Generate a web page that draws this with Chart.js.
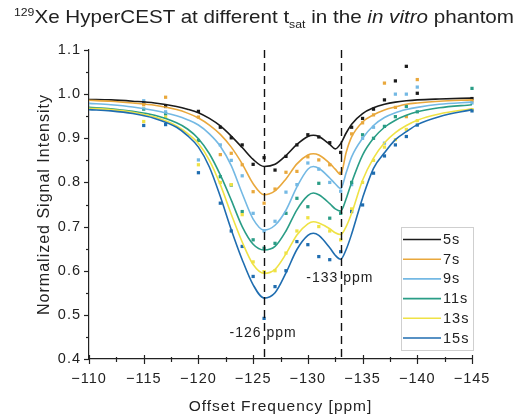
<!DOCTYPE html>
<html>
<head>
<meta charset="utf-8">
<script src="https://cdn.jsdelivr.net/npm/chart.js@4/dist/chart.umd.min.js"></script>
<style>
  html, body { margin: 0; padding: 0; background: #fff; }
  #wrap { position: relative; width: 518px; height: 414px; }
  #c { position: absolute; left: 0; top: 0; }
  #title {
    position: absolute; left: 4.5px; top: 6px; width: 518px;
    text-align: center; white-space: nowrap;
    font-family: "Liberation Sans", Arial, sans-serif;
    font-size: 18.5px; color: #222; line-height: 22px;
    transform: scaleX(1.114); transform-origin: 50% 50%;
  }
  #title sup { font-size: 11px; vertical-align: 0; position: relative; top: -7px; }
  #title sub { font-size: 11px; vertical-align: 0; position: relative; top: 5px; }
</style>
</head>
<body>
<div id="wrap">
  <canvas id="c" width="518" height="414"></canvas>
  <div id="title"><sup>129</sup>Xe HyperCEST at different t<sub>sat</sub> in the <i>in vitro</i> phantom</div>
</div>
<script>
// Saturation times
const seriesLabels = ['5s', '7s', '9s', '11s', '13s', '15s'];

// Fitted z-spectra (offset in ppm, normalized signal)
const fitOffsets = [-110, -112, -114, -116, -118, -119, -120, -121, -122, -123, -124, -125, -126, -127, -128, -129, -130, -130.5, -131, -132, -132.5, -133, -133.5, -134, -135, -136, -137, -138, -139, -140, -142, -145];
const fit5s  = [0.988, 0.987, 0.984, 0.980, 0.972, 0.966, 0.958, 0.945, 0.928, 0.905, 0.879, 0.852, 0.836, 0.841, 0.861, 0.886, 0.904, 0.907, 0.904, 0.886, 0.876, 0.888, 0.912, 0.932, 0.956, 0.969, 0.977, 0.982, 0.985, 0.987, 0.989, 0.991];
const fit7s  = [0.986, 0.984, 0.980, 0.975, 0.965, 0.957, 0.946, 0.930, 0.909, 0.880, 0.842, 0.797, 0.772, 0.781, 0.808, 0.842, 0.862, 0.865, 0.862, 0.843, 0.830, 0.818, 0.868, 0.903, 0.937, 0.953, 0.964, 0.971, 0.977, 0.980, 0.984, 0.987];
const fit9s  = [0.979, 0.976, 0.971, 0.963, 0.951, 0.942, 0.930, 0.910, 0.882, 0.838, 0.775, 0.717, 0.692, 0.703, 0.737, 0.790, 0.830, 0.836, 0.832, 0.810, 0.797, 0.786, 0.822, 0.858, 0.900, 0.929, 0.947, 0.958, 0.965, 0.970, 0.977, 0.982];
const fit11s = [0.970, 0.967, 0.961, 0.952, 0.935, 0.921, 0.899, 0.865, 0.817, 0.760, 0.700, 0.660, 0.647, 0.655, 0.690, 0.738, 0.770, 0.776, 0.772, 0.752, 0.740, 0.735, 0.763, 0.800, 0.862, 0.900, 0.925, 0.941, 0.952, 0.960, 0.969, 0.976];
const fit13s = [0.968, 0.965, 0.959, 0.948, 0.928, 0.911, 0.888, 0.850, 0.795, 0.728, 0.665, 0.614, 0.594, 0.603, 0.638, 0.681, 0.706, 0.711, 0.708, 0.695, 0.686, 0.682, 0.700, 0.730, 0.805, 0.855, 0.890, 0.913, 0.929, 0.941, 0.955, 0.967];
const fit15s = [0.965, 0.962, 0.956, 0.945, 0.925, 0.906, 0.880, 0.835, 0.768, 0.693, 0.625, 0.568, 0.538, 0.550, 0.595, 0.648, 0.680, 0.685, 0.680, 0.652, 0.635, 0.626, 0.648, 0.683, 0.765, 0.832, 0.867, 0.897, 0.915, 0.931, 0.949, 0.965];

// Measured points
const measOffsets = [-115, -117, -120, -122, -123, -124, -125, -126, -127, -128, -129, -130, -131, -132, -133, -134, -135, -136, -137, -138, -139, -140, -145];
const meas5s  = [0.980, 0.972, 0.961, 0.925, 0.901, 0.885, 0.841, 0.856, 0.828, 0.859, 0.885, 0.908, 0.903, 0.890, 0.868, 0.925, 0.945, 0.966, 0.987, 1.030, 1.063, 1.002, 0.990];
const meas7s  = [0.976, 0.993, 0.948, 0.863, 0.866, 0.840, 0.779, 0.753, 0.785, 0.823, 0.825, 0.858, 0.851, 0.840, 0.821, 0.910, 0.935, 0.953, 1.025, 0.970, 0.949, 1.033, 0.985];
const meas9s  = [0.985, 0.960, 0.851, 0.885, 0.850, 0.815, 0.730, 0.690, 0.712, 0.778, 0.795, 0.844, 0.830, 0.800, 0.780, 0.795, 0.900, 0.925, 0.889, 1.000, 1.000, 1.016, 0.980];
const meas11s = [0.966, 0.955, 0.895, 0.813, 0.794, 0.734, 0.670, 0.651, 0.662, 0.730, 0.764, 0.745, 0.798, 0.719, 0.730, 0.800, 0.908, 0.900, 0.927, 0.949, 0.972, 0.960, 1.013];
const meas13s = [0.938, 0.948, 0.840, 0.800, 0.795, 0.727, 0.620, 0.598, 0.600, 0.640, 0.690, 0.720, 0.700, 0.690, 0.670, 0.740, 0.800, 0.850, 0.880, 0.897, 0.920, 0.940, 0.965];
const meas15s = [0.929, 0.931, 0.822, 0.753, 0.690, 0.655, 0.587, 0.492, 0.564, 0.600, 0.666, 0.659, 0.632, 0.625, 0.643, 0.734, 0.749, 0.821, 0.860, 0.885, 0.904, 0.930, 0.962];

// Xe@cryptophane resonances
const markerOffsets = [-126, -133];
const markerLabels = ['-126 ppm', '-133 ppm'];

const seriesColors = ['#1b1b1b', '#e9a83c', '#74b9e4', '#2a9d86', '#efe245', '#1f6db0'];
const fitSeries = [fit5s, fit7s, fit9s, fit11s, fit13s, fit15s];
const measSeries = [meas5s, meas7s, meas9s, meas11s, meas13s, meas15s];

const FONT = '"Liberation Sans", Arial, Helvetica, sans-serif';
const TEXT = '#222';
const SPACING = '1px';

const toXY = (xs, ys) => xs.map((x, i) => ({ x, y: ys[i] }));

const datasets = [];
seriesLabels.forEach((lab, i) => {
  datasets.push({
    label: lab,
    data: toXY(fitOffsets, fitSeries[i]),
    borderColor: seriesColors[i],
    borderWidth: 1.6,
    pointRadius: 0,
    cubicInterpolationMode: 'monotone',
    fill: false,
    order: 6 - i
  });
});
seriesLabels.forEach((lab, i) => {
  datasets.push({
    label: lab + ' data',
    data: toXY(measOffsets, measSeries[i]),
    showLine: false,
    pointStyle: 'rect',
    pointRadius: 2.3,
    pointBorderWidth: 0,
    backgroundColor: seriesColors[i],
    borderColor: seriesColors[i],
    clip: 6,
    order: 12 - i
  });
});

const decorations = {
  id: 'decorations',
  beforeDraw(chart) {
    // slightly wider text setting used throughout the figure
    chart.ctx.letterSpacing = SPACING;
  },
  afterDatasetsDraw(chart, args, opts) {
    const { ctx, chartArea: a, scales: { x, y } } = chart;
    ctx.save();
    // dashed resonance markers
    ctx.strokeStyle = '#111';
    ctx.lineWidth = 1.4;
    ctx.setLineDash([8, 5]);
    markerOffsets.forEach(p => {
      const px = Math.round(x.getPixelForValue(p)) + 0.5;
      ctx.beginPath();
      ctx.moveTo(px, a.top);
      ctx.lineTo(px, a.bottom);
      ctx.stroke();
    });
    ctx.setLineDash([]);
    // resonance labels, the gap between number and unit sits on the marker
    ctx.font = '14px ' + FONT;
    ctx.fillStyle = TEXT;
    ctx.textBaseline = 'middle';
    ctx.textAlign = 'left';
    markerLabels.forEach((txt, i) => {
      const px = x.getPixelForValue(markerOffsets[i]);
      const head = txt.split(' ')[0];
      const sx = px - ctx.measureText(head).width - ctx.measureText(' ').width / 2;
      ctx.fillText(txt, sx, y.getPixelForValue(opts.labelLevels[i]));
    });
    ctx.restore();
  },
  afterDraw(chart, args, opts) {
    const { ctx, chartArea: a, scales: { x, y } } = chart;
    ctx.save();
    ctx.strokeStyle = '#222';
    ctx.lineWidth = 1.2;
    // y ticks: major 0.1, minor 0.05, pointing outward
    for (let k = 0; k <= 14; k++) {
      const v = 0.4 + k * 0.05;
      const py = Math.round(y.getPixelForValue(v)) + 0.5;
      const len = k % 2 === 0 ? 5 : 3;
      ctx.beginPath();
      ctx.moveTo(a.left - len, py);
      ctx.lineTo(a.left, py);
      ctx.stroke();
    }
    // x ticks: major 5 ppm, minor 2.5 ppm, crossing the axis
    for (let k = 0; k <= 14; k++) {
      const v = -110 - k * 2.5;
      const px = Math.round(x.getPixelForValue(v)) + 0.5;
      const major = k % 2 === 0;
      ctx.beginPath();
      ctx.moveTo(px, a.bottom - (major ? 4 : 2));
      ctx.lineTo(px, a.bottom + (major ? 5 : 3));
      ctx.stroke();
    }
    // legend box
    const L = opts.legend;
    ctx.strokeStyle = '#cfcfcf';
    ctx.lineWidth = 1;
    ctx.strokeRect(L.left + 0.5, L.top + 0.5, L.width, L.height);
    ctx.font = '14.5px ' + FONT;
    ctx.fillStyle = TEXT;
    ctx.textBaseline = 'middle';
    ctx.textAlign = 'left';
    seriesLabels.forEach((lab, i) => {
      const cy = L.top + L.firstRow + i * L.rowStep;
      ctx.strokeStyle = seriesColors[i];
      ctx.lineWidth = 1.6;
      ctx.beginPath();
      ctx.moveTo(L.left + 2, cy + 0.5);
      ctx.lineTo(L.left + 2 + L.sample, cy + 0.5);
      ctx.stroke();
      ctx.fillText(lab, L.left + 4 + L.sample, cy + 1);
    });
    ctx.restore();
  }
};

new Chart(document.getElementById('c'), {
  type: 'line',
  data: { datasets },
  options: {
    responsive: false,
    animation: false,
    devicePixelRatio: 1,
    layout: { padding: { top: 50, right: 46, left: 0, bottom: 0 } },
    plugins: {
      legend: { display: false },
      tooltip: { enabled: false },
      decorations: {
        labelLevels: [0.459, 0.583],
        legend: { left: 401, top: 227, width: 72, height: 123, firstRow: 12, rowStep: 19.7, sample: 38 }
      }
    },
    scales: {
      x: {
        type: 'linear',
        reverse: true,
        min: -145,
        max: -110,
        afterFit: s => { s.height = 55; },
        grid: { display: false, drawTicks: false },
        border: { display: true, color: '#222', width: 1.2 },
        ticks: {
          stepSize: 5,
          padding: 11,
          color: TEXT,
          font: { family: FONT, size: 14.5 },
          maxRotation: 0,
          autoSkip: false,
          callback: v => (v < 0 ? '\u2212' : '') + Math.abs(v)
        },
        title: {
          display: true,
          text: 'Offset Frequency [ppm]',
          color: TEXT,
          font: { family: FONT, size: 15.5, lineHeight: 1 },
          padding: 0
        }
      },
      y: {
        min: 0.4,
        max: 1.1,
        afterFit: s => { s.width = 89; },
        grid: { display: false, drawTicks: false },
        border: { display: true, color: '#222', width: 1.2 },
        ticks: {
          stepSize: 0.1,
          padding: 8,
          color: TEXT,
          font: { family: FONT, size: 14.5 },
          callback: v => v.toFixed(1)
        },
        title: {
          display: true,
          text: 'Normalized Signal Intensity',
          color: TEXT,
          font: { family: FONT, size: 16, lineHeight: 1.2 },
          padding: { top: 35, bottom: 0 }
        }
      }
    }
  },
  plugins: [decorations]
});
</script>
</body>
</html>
········
What you need to do: Repeat only the lines from the beginning of the material through the line containing "const seriesLabels = ['5s', '7s', '9s', '11s', '13s', '15s'];", both ends kept, leaving pictures out.

Result of the task:
Generate a web page that draws this with Chart.js.
<!DOCTYPE html>
<html>
<head>
<meta charset="utf-8">
<script src="https://cdn.jsdelivr.net/npm/chart.js@4/dist/chart.umd.min.js"></script>
<style>
  html, body { margin: 0; padding: 0; background: #fff; }
  #wrap { position: relative; width: 518px; height: 414px; }
  #c { position: absolute; left: 0; top: 0; }
  #title {
    position: absolute; left: 4.5px; top: 6px; width: 518px;
    text-align: center; white-space: nowrap;
    font-family: "Liberation Sans", Arial, sans-serif;
    font-size: 18.5px; color: #222; line-height: 22px;
    transform: scaleX(1.114); transform-origin: 50% 50%;
  }
  #title sup { font-size: 11px; vertical-align: 0; position: relative; top: -7px; }
  #title sub { font-size: 11px; vertical-align: 0; position: relative; top: 5px; }
</style>
</head>
<body>
<div id="wrap">
  <canvas id="c" width="518" height="414"></canvas>
  <div id="title"><sup>129</sup>Xe HyperCEST at different t<sub>sat</sub> in the <i>in vitro</i> phantom</div>
</div>
<script>
// Saturation times
const seriesLabels = ['5s', '7s', '9s', '11s', '13s', '15s'];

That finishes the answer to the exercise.